Security is about identifying threat-actors and devising cost-based challenges that exceed the value to others of compromise. In that way, it is absolutely a binary thing -- you are either secure from those specific threat-actors or you are not.

It's a real problem that without perfect knowledge, you don't actually know if you are secure from those threat-actors: Someone can discover a cool factorisation trick, or your computer might make weird noises when multiplying certain numbers, or it might allow authenticated users faster responses than unauthenticated ones. Threat-modelling in the face of those kinds of thing is nearly impossible, but even against basic stuff (the stuff we already know) it can be really hard. For these reasons and more, weakening some security in what you may perceive as a small way can actually be absolutely catastrophic to the security against the intended threat-model. So don't do that: Start from the other side, decide what you're trying to protect and from whom, and convince yourself that they really can't gain anything with what they've got.

Script kiddies using a ten year old version of metasploit? The finger is probably safe for all the reasons you're thinking, but if they find a way in, someone else is going to strace/gdb/dtruss all the things and find you've got a lot of secrets in RAM - if any of those belong to an even higher-value target, you can bet that is automatically harvested, collected, and shipped back to "home base" for use.

> This mechanism is more secure than no 2FA,

You can't meaningfully say more or less secure without saying who the threat-model is.

For threats I worry about, this is much less secure. I also believe that's true for most yubikey users, including the ones with the technical ability to do something like this.

> the thing will move and you’ll hopefully realise you’re haxx’d.

If the yubikey cannot be triggered by my PC because there isn't a wire connecting the two together, then there is zero risk from a remote attacker who does have access to my PC -- unless you believe the airgap grants you nothing in the first place.

I mean, I hope the airgap means something, but I don't hope that I will always be awake and in front of the finger paying attention to its gyrations and undulations.


My YubiKey requires me to enter a PIN as well, which expires after a period of time. I don't see any significant benefit to requiring a tap after I've entered the PIN.


The PIN can be entered remotely, or indeed supplied by software independent of a human's presence. The tap, on the other hand, cannot be synthesised without a bunch of extra malarkey.

If your Yubikey had a PIN terminal, it could treat the entry on its own PIN terminal as presence indication, but it just discerns the PIN via CTAP from the host computer and that might be caused remotely.


I'm not going to provide a better response than geocar, but I have two things to say:

1) I really wanted to give out the free advice that people should plug their yubikeys into their monitors. Get two so you can have one in the monitor and one in the laptop (or laptop bag).
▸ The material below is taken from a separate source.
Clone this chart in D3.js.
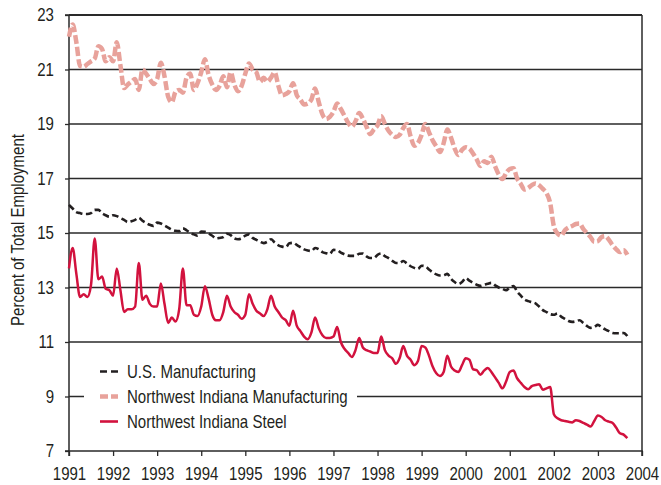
<!DOCTYPE html>
<html>
<head>
<meta charset="utf-8">
<script src="https://cdn.jsdelivr.net/npm/d3@7"></script>
<style>
  html, body { margin: 0; padding: 0; background: #fff; }
  svg { display: block; }
  text { font-family: "Liberation Sans", Arial, sans-serif; fill: #231f20; }
</style>
</head>
<body>
<svg id="chart" width="661" height="485"></svg>
<script>
// ---- Data (monthly, Jan 1991 – Sep 2003) ----
const startYear = 1991;
const yearTicks = [1991, 1992, 1993, 1994, 1995, 1996, 1997, 1998, 1999, 2000, 2001, 2002, 2003, 2004];
const yTicks = [7, 9, 11, 13, 15, 17, 19, 21, 23];
const seriesNames = ["U.S. Manufacturing", "Northwest Indiana Manufacturing", "Northwest Indiana Steel"];

const usManufacturing = [
  16.03, 15.9, 15.77, 15.73, 15.7, 15.7, 15.73, 15.85, 15.85, 15.72, 15.65, 15.6,
  15.65, 15.62, 15.55, 15.48, 15.4, 15.43, 15.48, 15.56, 15.45, 15.37, 15.3, 15.26,
  15.38, 15.35, 15.28, 15.2, 15.12, 15.08, 15.07, 15.17, 15.1, 15.0, 14.95, 14.9,
  15.05, 15.04, 14.98, 14.9, 14.8, 14.82, 14.85, 14.97, 14.92, 14.8, 14.77, 14.8,
  14.9, 14.95, 14.82, 14.75, 14.68, 14.63, 14.68, 14.77, 14.65, 14.55, 14.5, 14.48,
  14.62, 14.64, 14.56, 14.48, 14.4, 14.36, 14.34, 14.45, 14.4, 14.3, 14.26, 14.23,
  14.38, 14.37, 14.28, 14.22, 14.17, 14.16, 14.16, 14.24, 14.25, 14.14, 14.08, 14.08,
  14.2, 14.25, 14.15, 14.08, 13.98, 13.9, 13.9, 13.97, 13.88, 13.78, 13.72, 13.68,
  13.8, 13.78, 13.66, 13.56, 13.48, 13.44, 13.45, 13.5, 13.32, 13.2, 13.13, 13.2,
  13.35, 13.25, 13.17, 13.1, 13.06, 13.1, 13.14, 13.17, 13.08, 13.0, 12.95, 12.9,
  13.0, 13.05, 12.85, 12.7, 12.56, 12.5, 12.46, 12.42, 12.3, 12.17, 12.1, 12.02,
  12.0, 12.05, 11.93, 11.85, 11.77, 11.74, 11.76, 11.8, 11.7, 11.59, 11.52, 11.55,
  11.63, 11.55, 11.46, 11.4, 11.33, 11.32, 11.32, 11.33, 11.22
];

const nwiManufacturing = [
  22.2, 22.65, 22.0, 21.13, 21.1, 21.2, 21.3, 21.4, 21.85, 21.75, 21.3, 21.45,
  21.3, 22.0, 21.15, 20.32, 20.45, 20.55, 20.65, 20.25, 21.0, 20.85, 20.65, 20.47,
  20.65, 21.25, 20.75, 20.0, 19.8, 20.18, 20.25, 20.15, 20.7, 20.85, 20.25, 20.5,
  20.9, 21.38, 20.8, 20.45, 20.25, 20.4, 20.75, 20.35, 20.9, 20.45, 20.2, 20.4,
  20.85, 21.22, 21.0, 20.9, 20.55, 20.7, 20.55, 20.7, 20.9, 20.4, 20.05, 20.1,
  20.2, 20.5, 20.06, 19.9, 19.72, 19.75, 19.9, 20.3, 19.8, 19.35, 19.18, 19.26,
  19.45, 19.75, 19.55, 19.3, 19.05, 18.9, 19.1, 19.4, 19.2, 18.9, 18.63, 18.8,
  18.95, 19.28, 19.0, 18.75, 18.6, 18.52, 18.6, 18.85, 19.0, 18.55, 18.2, 18.3,
  18.6, 19.0, 18.7, 18.4, 18.18, 17.97, 18.3, 18.8, 18.5, 18.1, 17.86, 18.05,
  18.15, 18.1, 17.92, 17.7, 17.46, 17.63, 17.57, 17.8, 17.45, 17.15, 16.98, 17.2,
  17.35, 17.38, 17.0, 16.8, 16.6, 16.65, 16.76, 16.82, 16.75, 16.62, 16.47, 16.1,
  15.25, 14.98, 14.9, 15.1, 15.2, 15.26, 15.33, 15.35, 15.15, 15.0, 14.85, 14.68,
  14.7, 14.85, 14.88, 14.75, 14.55, 14.4, 14.3, 14.37, 14.2
];

const nwiSteel = [
  13.7, 14.45, 13.5, 12.65, 12.75, 12.65, 13.1, 14.8, 13.3, 13.4, 12.95, 12.9,
  12.7, 13.7, 12.9, 12.1, 12.2, 12.2, 12.3, 13.9, 12.55, 12.7, 12.4, 12.3,
  12.3, 13.15, 12.4, 11.7, 11.9, 11.75, 12.2, 13.7, 12.35, 12.35, 12.0, 11.95,
  12.3, 13.05, 12.6, 12.0, 11.8, 11.8, 12.1, 12.7, 12.3, 12.1, 12.0, 11.85,
  12.0, 12.75, 12.4, 12.15, 12.05, 11.95, 12.2, 12.7, 12.3, 12.1, 11.9, 11.8,
  11.6, 12.15, 11.6, 11.4, 11.2, 11.1, 11.35, 11.9, 11.5, 11.25, 11.15, 11.15,
  11.2, 11.55, 11.0, 10.75, 10.6, 10.45, 10.7, 11.15, 10.8, 10.7, 10.65, 10.6,
  10.6, 11.2, 10.7, 10.5, 10.4, 10.2, 10.4, 10.85, 10.5, 10.35, 10.15, 10.3,
  10.85, 10.8, 10.5, 10.1, 9.85, 9.75, 9.9, 10.5, 10.1, 9.95, 9.9, 10.15,
  10.4, 10.35, 10.0, 9.97, 9.8, 9.95, 10.05, 9.9, 9.7, 9.5, 9.3, 9.55,
  9.9, 9.95, 9.67, 9.5, 9.35, 9.27, 9.38, 9.42, 9.45, 9.25, 9.3, 9.35,
  8.35, 8.2, 8.13, 8.1, 8.07, 8.05, 8.13, 8.1, 8.03, 7.97, 7.9, 8.1,
  8.3, 8.25, 8.13, 8.08, 8.03, 7.85, 7.65, 7.6, 7.47
];

// ---- Layout ----
const svg = d3.select("#chart");
const margin = { left: 69, right: 19, top: 15, bottom: 34 };
const W = 661, H = 485;
const x = d3.scaleLinear().domain([1991, 2004]).range([margin.left, W - margin.right]);
const y = d3.scaleLinear().domain([7, 23]).range([H - margin.bottom, margin.top]);
const FS = 17.5, SX = 0.86;   // narrow-font emulation
const ink = "#2a2a2a";

const toPoints = arr => arr.map((v, i) => ({ t: startYear + i / 12, v }));

// gridlines
svg.append("g").selectAll("line").data(yTicks.filter(d => d > 7)).join("line")
  .attr("x1", x(1991)).attr("x2", x(2004))
  .attr("y1", d => y(d)).attr("y2", d => y(d))
  .attr("stroke", ink).attr("stroke-width", d => d === 23 ? 2 : 1.3);

// right border
svg.append("line").attr("x1", x(2004)).attr("x2", x(2004))
  .attr("y1", y(23)).attr("y2", y(7)).attr("stroke", ink).attr("stroke-width", 1.5);

// legend background (hides gridline behind it)
svg.append("rect").attr("x", 84).attr("y", 356).attr("width", 273).attr("height", 80).attr("fill", "#fff");

// axes
const yAxis = svg.append("g").attr("transform", `translate(${x(1991)},0)`)
  .call(d3.axisLeft(y).tickValues(yTicks).tickSize(4).tickPadding(11).tickFormat(d3.format("d")));
const xAxis = svg.append("g").attr("transform", `translate(0,${y(7)})`)
  .call(d3.axisBottom(x).tickValues(yearTicks).tickSize(5).tickPadding(12).tickFormat(d3.format("d")));
[yAxis, xAxis].forEach(g => {
  g.attr("font-family", null).attr("font-size", null);
  g.selectAll(".domain").attr("stroke", ink).attr("stroke-width", 1.5);
  g.selectAll(".tick line").attr("stroke", ink).attr("stroke-width", 1.3);
  g.selectAll("text").attr("font-size", FS).style("fill", "#231f20")
    .each(function () {
      const t = d3.select(this);
      const tx = +t.attr("x") || 0;
      t.attr("x", tx / SX).attr("transform", `scale(${SX},1)`);
    });
});
yAxis.select(".domain").attr("d", `M-4,${y(23)}H0V${y(7)}H-4`);
xAxis.select(".domain").attr("d", `M${x(1991)},5V0H${x(2004)}V5`);

// y-axis title
svg.append("text")
  .attr("transform", `translate(24,230) rotate(-90) scale(${SX},1)`)
  .attr("text-anchor", "middle")
  .attr("font-size", FS)
  .text("Percent of Total Employment");

// series
const line = d3.line().x(d => x(d.t)).y(d => y(d.v)).curve(d3.curveMonotoneX);
const styles = [
  { data: nwiManufacturing, color: "#e8a29b", width: 4.5, dash: "9,3" },
  { data: usManufacturing, color: "#231f20", width: 2.6, dash: "6.5,3.5" },
  { data: nwiSteel, color: "#d2123e", width: 2.5, dash: null }
];
svg.append("g").selectAll("path").data(styles).join("path")
  .attr("d", s => line(toPoints(s.data)))
  .attr("fill", "none")
  .attr("stroke", s => s.color)
  .attr("stroke-width", s => s.width)
  .attr("stroke-dasharray", s => s.dash)
  .attr("stroke-linejoin", "round");

// legend
const legendItems = [
  { name: seriesNames[0], color: "#231f20", width: 2.6, dash: "7,4" },
  { name: seriesNames[1], color: "#e8a29b", width: 4.5, dash: "8,3" },
  { name: seriesNames[2], color: "#d2123e", width: 2.6, dash: null }
];
const lg = svg.append("g").selectAll("g").data(legendItems).join("g")
  .attr("transform", (d, i) => `translate(100,${371.5 + i * 25})`);
lg.append("line").attr("x1", 0).attr("x2", 18)
  .attr("stroke", d => d.color).attr("stroke-width", d => d.width)
  .attr("stroke-dasharray", d => d.dash);
lg.append("text").attr("transform", `translate(27,0) scale(${SX},1)`)
  .attr("dy", "0.36em").attr("font-size", FS).text(d => d.name);
</script>
</body>
</html>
Also, you don't need a USB c key for the monitor.

2) there's the specific question of "what is the surface area of attack?" With a yubikey, you limit that surface to "people who have physical access to your device"

I didn't make the case that security is binary. I simply pointed out that they are severely compromising their security posture by re adding remote users as a surface of attack.

If someone compromises their machine and watches what steps they take to access eg a production network, the attacker will trivially see the yubikey being triggered. They don't need to know what it is or why it's being run. They'll just know that after you ssh you run this script.